Elk “Alive and Kicking” After Tribes’ Transfer

TOUTLE (June 9, 2005) – The second round in an ongoing tribal effort to bolster a weak population of elk in the North Cascades was highly successful, tribal officials said. All ten of the elk transferred from the Mt. St. Helens area near Toutle, where elk are plentiful, survived their relocation to the North Sound region.

This year’s transfer adds to the 41 animals the tribes and the state worked together to transfer to the dwindling bands of the Nooksack elk herd.

“We’re happy and proud that all of the animals we brought north have survived,” said Todd Wilbur, Swinomish, chair of the Northwest Indian Fisheries Commission’s inter-tribal wildlife committee. “Now, 10 more elk are alive and kicking in core habitat for the Nooksack elk herd.”

During two spring capture sessions this March, the tribes worked with state and local groups to transfer six cow elk and four calves from the wilderness around Mt. St. Helens to the North Sound. This continues a multi-year effort by the tribal and state co-managers to rebuild the North Cascades elk herd, also known as the Nooksack elk herd, by removing animals from the overpopulated Toutle River Valley.

The tribes will continue monitoring the collared animals at least once a week for the next several years.

“Elk and other wildlife have always been essential for the tribes,” said Scott Schuyler, natural resources policy coordinator for the Upper Skagit Tribe. “Allowing elk populations to vanish is simply not an option for us.”

Besides assistance from the Washington Department of Fish and Wildlife, the tribes received valuable volunteer assistance from Mark Smith and Jim Marks of the Mount St.

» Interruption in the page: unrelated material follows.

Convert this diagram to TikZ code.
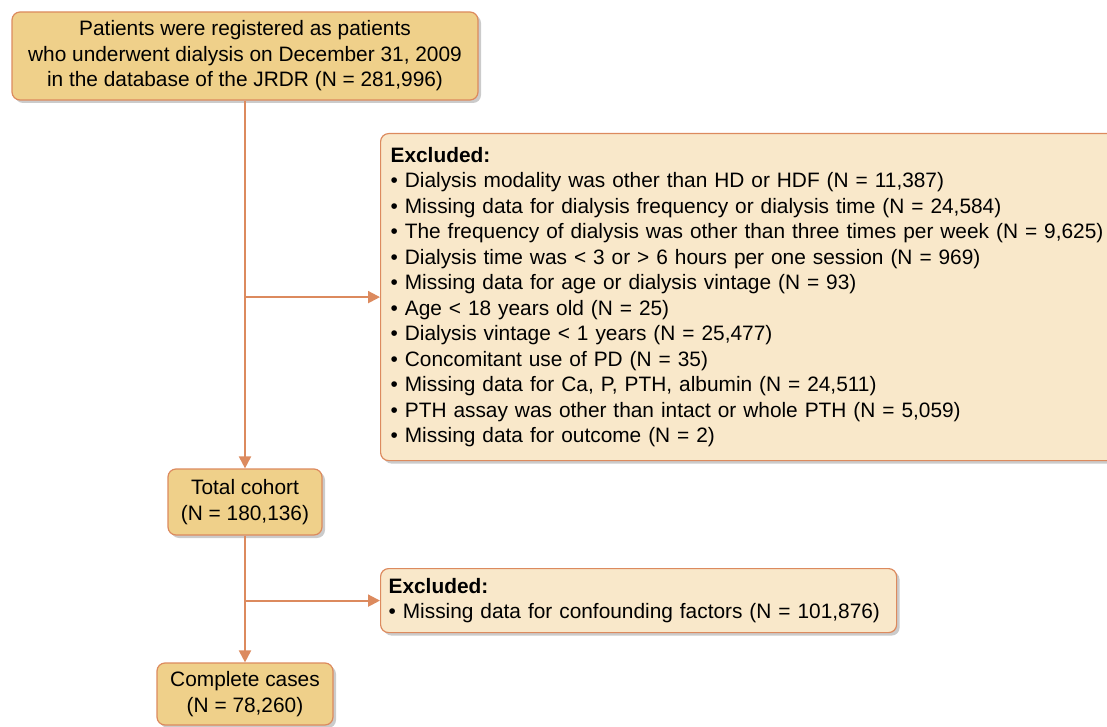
\documentclass[tikz,border=0pt]{standalone}
\usepackage{fontspec}
\setmainfont{Liberation Sans}
\usepackage{tikz}
\usetikzlibrary{shadows}
\usetikzlibrary{arrows.meta}
\definecolor{boxfill}{HTML}{EFD08A}
\definecolor{exfill}{HTML}{F9E8CA}
\definecolor{edge}{HTML}{DC8A5E}
\newcommand{\flowfont}{\fontsize{10.43}{12.75}\selectfont}
\tikzset{
  mainbox/.style={draw=edge,fill=boxfill,line width=.6pt,rounded corners=4pt,
    align=center,inner sep=0pt,font=\flowfont,
    drop shadow={shadow xshift=1.5pt,shadow yshift=-1.5pt,fill=black!45,opacity=.45}},
  exbox/.style={mainbox,fill=exfill,align=left,anchor=north west,inner xsep=5pt},
  arr/.style={draw=edge,line width=1pt,-{Triangle[length=6pt,width=6pt]}}
}
\begin{document}
\begin{tikzpicture}[x=0.5pt,y=-0.5pt]
				\useasboundingbox (0,0) rectangle (1107,727);
				\node[mainbox,minimum width=233pt,minimum height=44pt] (registered) at (245,56)
					{Patients were registered as patients\\
					 who underwent dialysis on December 31, 2009\\
					 in the database of the JRDR (N = 281,996)};
				\node[mainbox,minimum width=77pt,minimum height=33pt] (total) at (245,502)
					{Total cohort\\(N = 180,136)};
				\node[mainbox,minimum width=88pt,minimum height=31pt] (complete) at (245,694)
					{Complete cases\\(N = 78,260)};
				\node[exbox,text width=362.5pt,minimum height=163.5pt] (excl1) at (380,133)
					{\textbf{Excluded:}\\
					 • Dialysis modality was other than HD or HDF (N = 11,387)\\
					 • Missing data for dialysis frequency or dialysis time (N = 24,584)\\
					 • The frequency of dialysis was other than three times per week (N = 9,625)\\
					 • Dialysis time was < 3 or > 6 hours per one session (N = 969)\\
					 • Missing data for age or dialysis vintage (N = 93)\\
					 • Age < 18 years old (N = 25)\\
					 • Dialysis vintage < 1 years (N = 25,477)\\
					 • Concomitant use of PD (N = 35)\\
					 • Missing data for Ca, P, PTH, albumin (N = 24,511)\\
					 • PTH assay was other than intact or whole PTH (N = 5,059)\\
					 • Missing data for outcome (N = 2)};
				\node[exbox,inner xsep=4pt,text width=250pt,minimum height=32pt] (excl2) at (380,568)
					{\textbf{Excluded:}\\
					 • Missing data for confounding factors (N = 101,876)};
				% branch points on the main line
				\coordinate (split1) at (registered.south |- excl1.west);
				\coordinate (split2) at (total.south |- excl2.west);
				\draw[arr] (registered) -- (total);
				\draw[arr] (split1) -- (excl1.west);
				\draw[arr] (total) -- (complete);
				\draw[arr] (split2) -- (excl2.west);
\end{tikzpicture}
\end{document}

Helens Preservation Society. The Yakama Nation also provided material assistance.

“This shows what can happen when we work together,” said Shawn Yanity, chairman of the Stillaguamish Tribe. “The tribes are committed to preserving natural resources for future generations, and cooperation is the way we want to achieve that goal.”

Another capture is tentatively planned for mid- to late summer.

The Point Elliott tribes include Lummi, Muckleshoot, Nooksack, Sauk-Suiattle, Stillaguamish, Suquamish, Swinomish, Tulalip and Upper Skagit.

Biologists believe a number of factors contributed to the decline in the North Cascades elk herd’s population, including habitat changes and over-hunting. WDFW and the tribes have forbidden hunting in the herd’s core area since 1993, and hunting will not be allowed until elk populations have reached recovery goals.